Stepparenting can be a very challenging thing to navigate. It teaches us new boundaries, to see things from another perspective, and a whole lot of respect. I am no expert, but I grew up with stepparents and now I am one. I see it from both perspectives.
I grew up with stepparents, and I wasn’t the easiest stepdaughter. I did not like sharing my mom when we were used to all her attention. I thought my dad would prefer to spend more time with my stepmom than me. I didn’t want someone else, who I really didn’t know or respect, 100 percent telling me what to do. It was such a confusing time. Big emotions and no idea how to understand them. Thankfully, counseling and growing up helped me understand those emotions, and now I respect them dearly.
I remember meeting my (future) stepdaughter when she was seven years old. She had the most adorable glasses, cute little bangs, and was so quiet and sweet. I loved hanging out with her, doing all the girly things like painting nails, getting matching pajamas, baking cookies, and watching girly movies.
However, at the end of the day or a long weekend, she would go home to her mom. Honestly, my heart hurt a little because I loved having her around. I had to take my feelings out of it. She has a loving mom, she has a loving dad and at that point, I was just a third party (and sometimes, that hurt). I was so careful to respect the boundaries and just be a positive presence when she was around.

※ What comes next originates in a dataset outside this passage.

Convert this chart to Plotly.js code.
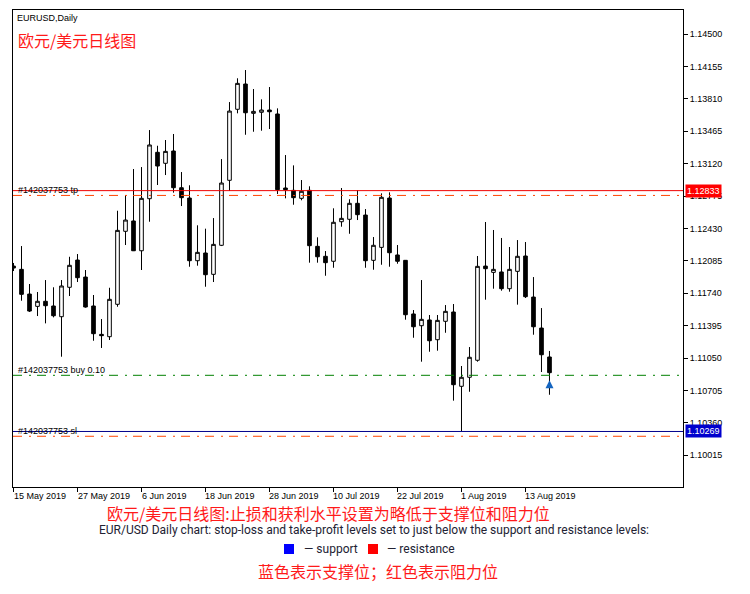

Her dad and I got married when she was 11. I never really considered myself her stepmom until she felt that way. I never wanted to push myself and the relationship on her. For several years, I was just “Richelle.”
1. Respect their other parent. Never, ever talk badly about them.
2. Be an open door. Let them feel safe talking to you without judgment, criticism, or making them feel bad.
3. Don’t force your relationship on them.
4. Always include them in everything (family photos, family trips, family decisions, etc.) even if they can’t be there, they still have a voice and a place.
5. They must respect you. This can be tricky, but it’s so important. Your spouse may have to help work through that one if the respect is not there. They don’t have to like you, but they have to respect you.
7. If it’s possible, have a cordial relationship with the other parent. It makes communicating for holidays, weekends, school events, and parties so much easier for everyone.
8. Remember your spouse and their other parent are the parents. Sometimes we have to step back and let them work through decisions.
Fast forward 18 years, and my stepdaughter now calls me her stepmom, but that was on her own. Her dad and I have four little boys together, and they adore their sissy as she does them. There was a time I mourned not having a little girl, but then I saw the bigger picture–God already gave me the best stepdaughter and there’s no beating that. I love when she comes home to visit, and I love that her mom’s family and ours can all get along without feeling weird.
Being a stepparent takes time, patience, respect, and understanding. There’s no right or wrong way to do it. It’s a special blessing and a bond you just can’t explain until you are in it.
Last little note: Respect goes both ways and I am thankful for the relationship we have with my stepdaughter’s mom. Thank you for allowing me to be a part of her world.